One thing is sure, I would not soon be doing drawings for you, since I do not hand out drawings, so save the sandwich. In the meantime, someway, somehow, I have managed to build a very profitable, debt free business, other than my two buildings and home, and even that should be taken care of in the next five years or sooner. I foresee no career or location change for me anytime soon, though the good Lord may have other plans for me. So thanks but no thanks, I am entirely happy where I am. The market having dropped 504 points today notwithstanding, I will continue to do what works for me, while keeping my options open.
From contributor S:
I do understand that some people actually use the drawings to create their pricing for proposal. That is something I did forget to mention. You must have a way to price without actually doing drawings for my method. My post was intentionally over the top to drive a point home.
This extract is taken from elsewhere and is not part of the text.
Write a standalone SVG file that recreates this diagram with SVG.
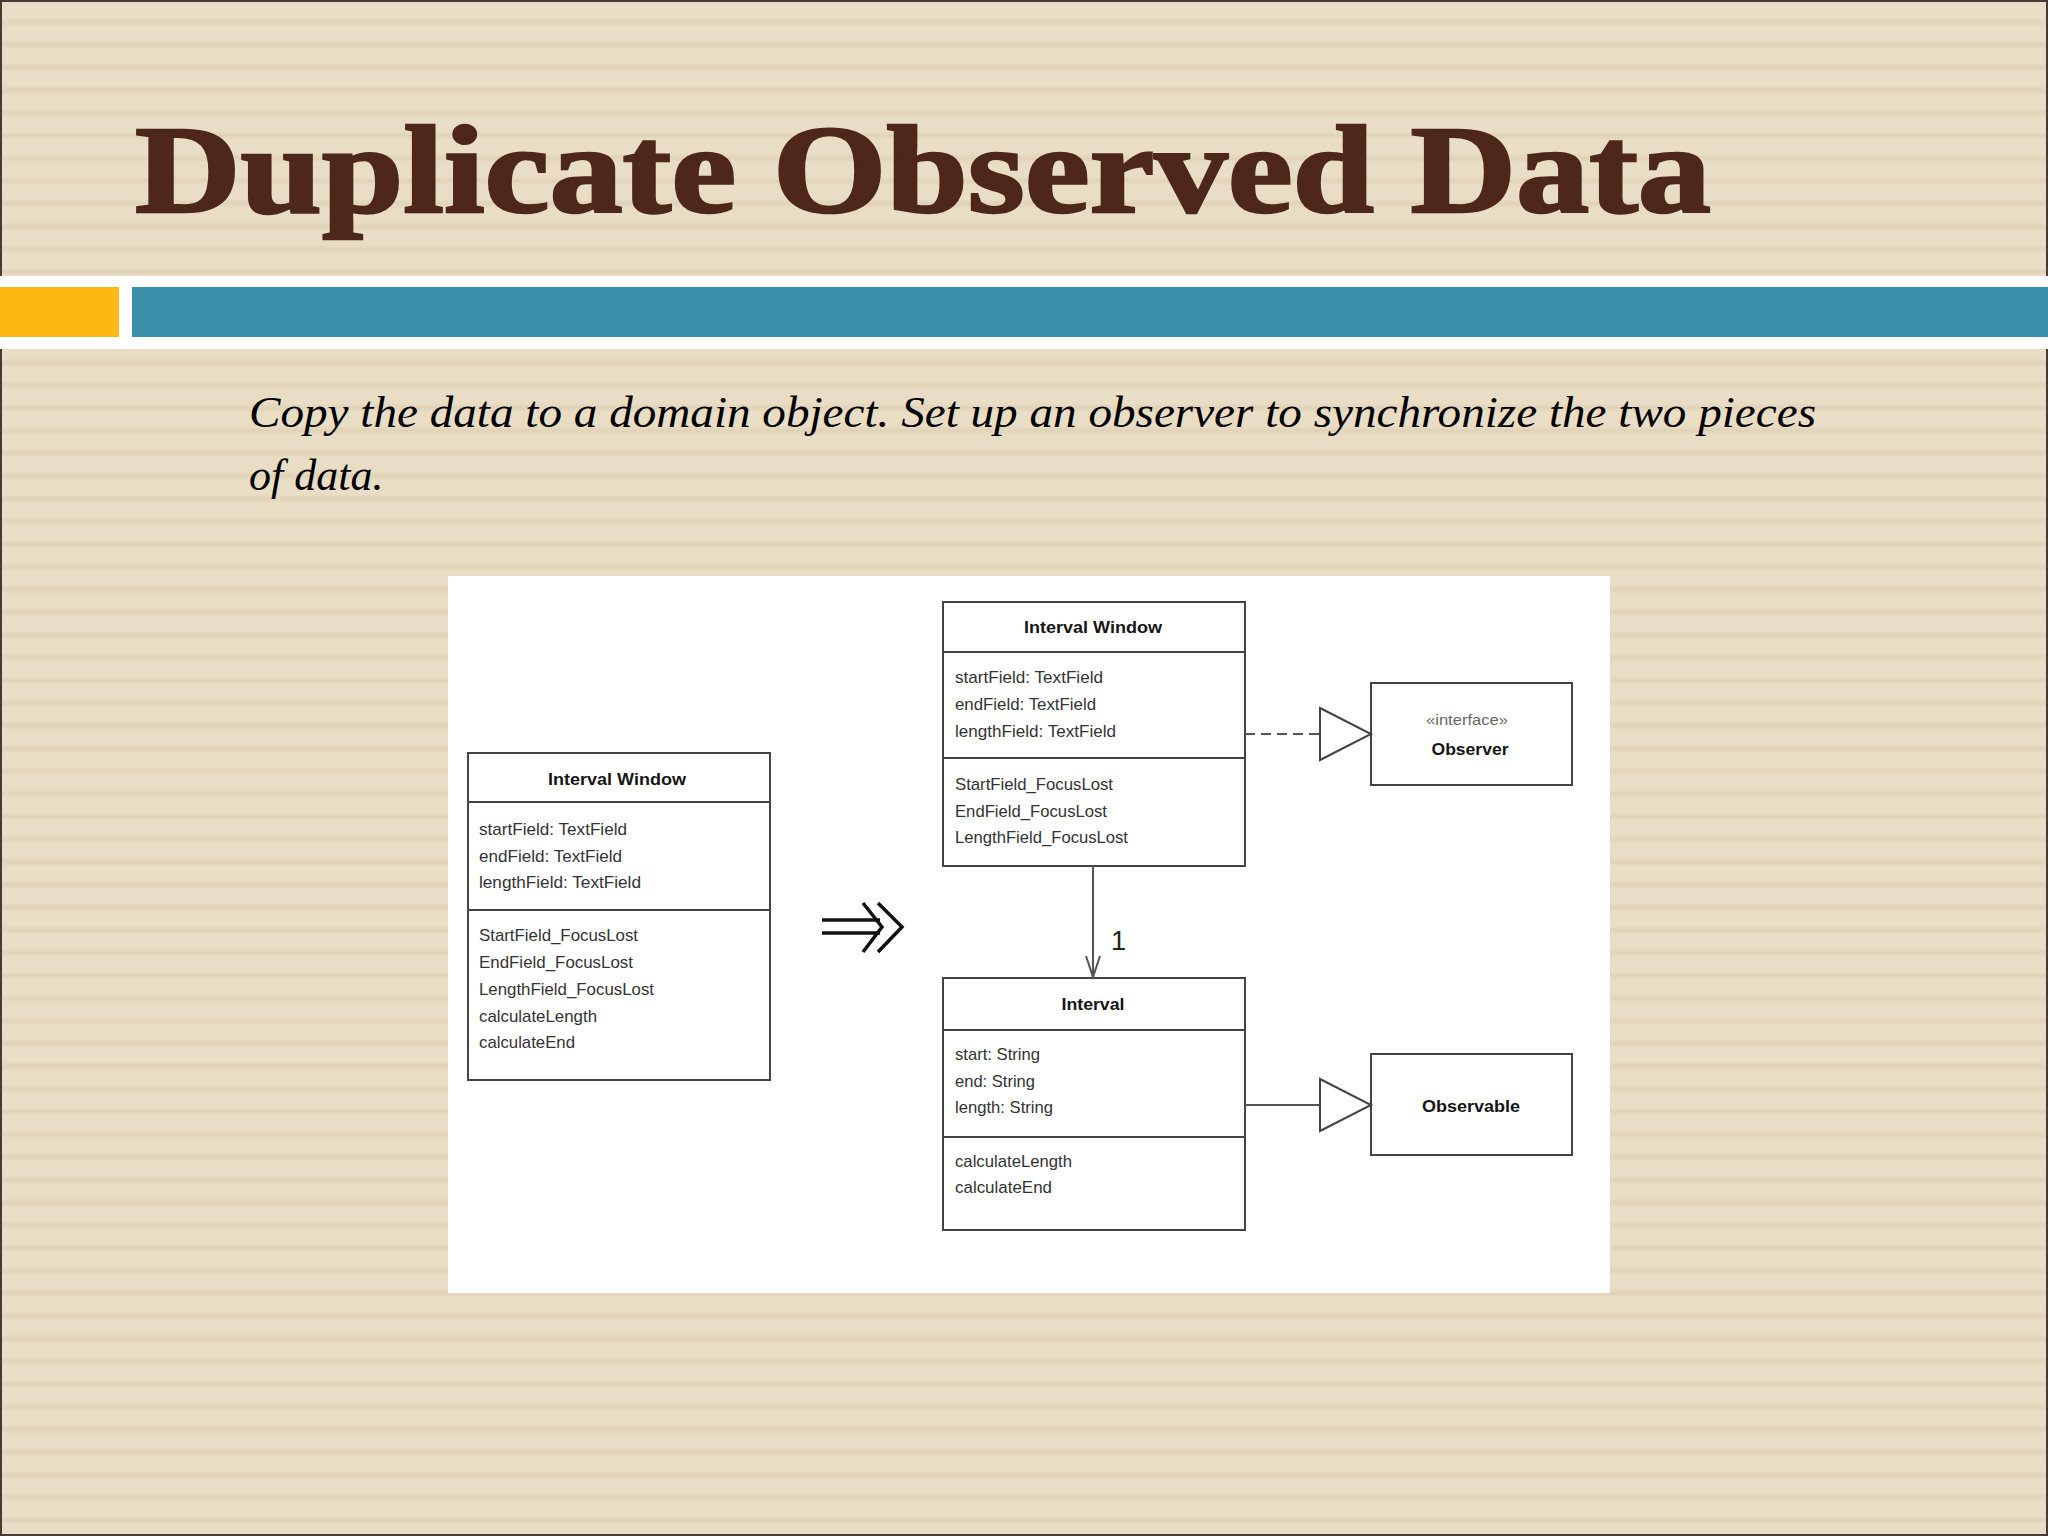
<svg xmlns="http://www.w3.org/2000/svg" width="2048" height="1536" viewBox="0 0 2048 1536">
  <defs>
    <linearGradient id="stripeGrad" x1="0" y1="0" x2="0" y2="1">
      <stop offset="0" stop-color="#E9DDC5"/>
      <stop offset="0.3" stop-color="#E9DDC5"/>
      <stop offset="0.5" stop-color="#E0D3B8"/>
      <stop offset="0.7" stop-color="#E9DDC5"/>
      <stop offset="1" stop-color="#E9DDC5"/>
    </linearGradient>
    <pattern id="stripes" patternUnits="userSpaceOnUse" x="0" y="10.65" width="2048" height="22.7">
      <rect x="0" y="0" width="2048" height="22.7" fill="url(#stripeGrad)"/>
    </pattern>
    <style>
      .box { fill: #ffffff; stroke: #444444; stroke-width: 2; }
      .div { stroke: #444444; stroke-width: 2; }
      .ttl { font-family: "Liberation Sans", Arial, sans-serif; font-size: 17px; font-weight: bold; fill: #151515; }
      .itm { font-family: "Liberation Sans", Arial, sans-serif; font-size: 17px; fill: #333333; }
      .conn { stroke: #555555; stroke-width: 2; fill: none; }
      .tri { stroke: #444444; stroke-width: 2; fill: #ffffff; }
    </style>
  </defs>

  <!-- background -->
  <rect x="0" y="0" width="2048" height="1536" fill="url(#stripes)"/>
  <rect x="1" y="1" width="2046" height="1534" fill="none" stroke="#4a3a36" stroke-width="2"/>

  <!-- title -->
  <text x="135" y="212" font-family="'Liberation Serif', 'Times New Roman', serif" font-weight="bold" font-size="124" fill="#4E271B" stroke="#4E271B" stroke-width="2.5" textLength="1576" lengthAdjust="spacingAndGlyphs">Duplicate Observed Data</text>

  <!-- band -->
  <rect x="0" y="276" width="2048" height="73" fill="#ffffff"/>
  <rect x="0" y="287" width="119" height="50" fill="#FDB913"/>
  <rect x="132" y="287" width="1916" height="50" fill="#3A90A9"/>

  <!-- subtitle -->
  <text font-family="'Liberation Serif', 'Times New Roman', serif" font-style="italic" font-size="44" fill="#000000">
    <tspan x="249" y="427" textLength="1567" lengthAdjust="spacingAndGlyphs">Copy the data to a domain object. Set up an observer to synchronize the two pieces</tspan>
    <tspan x="249" y="490">of data.</tspan>
  </text>

  <!-- white diagram area -->
  <rect x="448" y="576" width="1162" height="717" fill="#ffffff"/>

  <!-- Left: Interval Window (before) -->
  <g id="node-interval-window-before">
    <rect class="box" x="468" y="753" width="302" height="327"/>
    <line class="div" x1="468" y1="802" x2="770" y2="802"/>
    <line class="div" x1="468" y1="910" x2="770" y2="910"/>
    <text class="ttl" x="617" y="785" text-anchor="middle" textLength="138" lengthAdjust="spacingAndGlyphs">Interval Window</text>
    <text class="itm" x="479" y="835" textLength="148" lengthAdjust="spacingAndGlyphs">startField: TextField</text>
    <text class="itm" x="479" y="862" textLength="143" lengthAdjust="spacingAndGlyphs">endField: TextField</text>
    <text class="itm" x="479" y="888" textLength="162" lengthAdjust="spacingAndGlyphs">lengthField: TextField</text>
    <text class="itm" x="479" y="941" textLength="159" lengthAdjust="spacingAndGlyphs">StartField_FocusLost</text>
    <text class="itm" x="479" y="968" textLength="154" lengthAdjust="spacingAndGlyphs">EndField_FocusLost</text>
    <text class="itm" x="479" y="995" textLength="175" lengthAdjust="spacingAndGlyphs">LengthField_FocusLost</text>
    <text class="itm" x="479" y="1022" textLength="118" lengthAdjust="spacingAndGlyphs">calculateLength</text>
    <text class="itm" x="479" y="1048" textLength="96" lengthAdjust="spacingAndGlyphs">calculateEnd</text>
  </g>

  <!-- Right: Interval Window (after) -->
  <g id="node-interval-window-after">
    <rect class="box" x="943" y="602" width="302" height="264"/>
    <line class="div" x1="943" y1="652" x2="1245" y2="652"/>
    <line class="div" x1="943" y1="758" x2="1245" y2="758"/>
    <text class="ttl" x="1093" y="633" text-anchor="middle" textLength="138" lengthAdjust="spacingAndGlyphs">Interval Window</text>
    <text class="itm" x="955" y="683" textLength="148" lengthAdjust="spacingAndGlyphs">startField: TextField</text>
    <text class="itm" x="955" y="710" textLength="141" lengthAdjust="spacingAndGlyphs">endField: TextField</text>
    <text class="itm" x="955" y="737" textLength="161" lengthAdjust="spacingAndGlyphs">lengthField: TextField</text>
    <text class="itm" x="955" y="790" textLength="158" lengthAdjust="spacingAndGlyphs">StartField_FocusLost</text>
    <text class="itm" x="955" y="817" textLength="152" lengthAdjust="spacingAndGlyphs">EndField_FocusLost</text>
    <text class="itm" x="955" y="843" textLength="173" lengthAdjust="spacingAndGlyphs">LengthField_FocusLost</text>
  </g>

  <!-- Observer interface -->
  <g id="node-observer">
    <rect class="box" x="1371" y="683" width="201" height="102"/>
    <text x="1467" y="725" text-anchor="middle" font-family="'Liberation Sans', Arial, sans-serif" font-size="15" fill="#666666" textLength="82" lengthAdjust="spacingAndGlyphs">«interface»</text>
    <text class="ttl" x="1470" y="755" text-anchor="middle" textLength="77" lengthAdjust="spacingAndGlyphs">Observer</text>
  </g>

  <!-- Interval -->
  <g id="node-interval">
    <rect class="box" x="943" y="978" width="302" height="252"/>
    <line class="div" x1="943" y1="1030" x2="1245" y2="1030"/>
    <line class="div" x1="943" y1="1137" x2="1245" y2="1137"/>
    <text class="ttl" x="1093" y="1010" text-anchor="middle" textLength="63" lengthAdjust="spacingAndGlyphs">Interval</text>
    <text class="itm" x="955" y="1060" textLength="85" lengthAdjust="spacingAndGlyphs">start: String</text>
    <text class="itm" x="955" y="1087" textLength="80" lengthAdjust="spacingAndGlyphs">end: String</text>
    <text class="itm" x="955" y="1113" textLength="98" lengthAdjust="spacingAndGlyphs">length: String</text>
    <text class="itm" x="955" y="1167" textLength="117" lengthAdjust="spacingAndGlyphs">calculateLength</text>
    <text class="itm" x="955" y="1193" textLength="97" lengthAdjust="spacingAndGlyphs">calculateEnd</text>
  </g>

  <!-- Observable -->
  <g id="node-observable">
    <rect class="box" x="1371" y="1054" width="201" height="101"/>
    <text class="ttl" x="1471" y="1112" text-anchor="middle" textLength="98" lengthAdjust="spacingAndGlyphs">Observable</text>
  </g>

  <!-- connectors -->
  <g id="connectors">
    <!-- refactoring arrow -->
    <g stroke="#111111" stroke-width="3.5" fill="none" stroke-linecap="butt">
      <line x1="822" y1="920" x2="880" y2="920"/>
      <line x1="822" y1="933" x2="880" y2="933"/>
      <polyline points="863,903 882,927 863,952"/>
      <polyline points="878,903 902,927 878,952"/>
    </g>
    <!-- realization: Interval Window -> Observer -->
    <line class="conn" x1="1245" y1="734" x2="1320" y2="734" stroke-dasharray="10,6"/>
    <polygon class="tri" points="1320,708 1371,734 1320,760"/>
    <!-- association: Interval Window -> Interval -->
    <line class="conn" x1="1093" y1="866" x2="1093" y2="977"/>
    <polyline class="conn" points="1086,956 1093,977 1100,956"/>
    <text x="1111" y="950" font-family="'Liberation Sans', Arial, sans-serif" font-size="27" fill="#222222">1</text>
    <!-- generalization: Interval -> Observable -->
    <line class="conn" x1="1245" y1="1105" x2="1320" y2="1105"/>
    <polygon class="tri" points="1320,1079 1371,1105 1320,1131"/>
  </g>
</svg>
Our industry deals with the current standards the way they are because we as an industry allowed it to happen. The only way to change our reality is to do it ourselves.
From contributor Y:
I'm in San Diego and I'm surrounded by big discount retailers who design for free. I couldn't care less. I don't work for free. Company and personal policy. I don't, however, ever bring up design fees. I tell the client, as part of the sales pitch, that after I receive a deposit, I will draw up plans for their approval. I've done enough estimates that I can estimate lineal footages, etc, drawers, lazy susans, etc. in a rough form, and give them a good price. I add one to two thousand for design, depending on the size of the job, and leave it there. If you're smooth with the presentation and answer all the questions, the final designs never hold up the go-ahead. I learned the hard way that once you hand the client a set of plans that they haven't paid for, they shop you all over town and find somebody cheaper, and you never get paid. Better off to go fishing than work for free.
From contributor N:
I charge for the initial design that is based on an hourly rate. The payment schedule is 50% at time of measure, 25% at the time of the second (presentation) visit and the last 25% when all items in the contract have been completed. I recently added a clause in the contract stating that all tasks may not be completed because the total amount is based upon an estimated number of hours. Other services are charged at an hourly rate to be paid every other week. It comes down to being confident of the value of your services and asking for what is required to work together with the prospective client.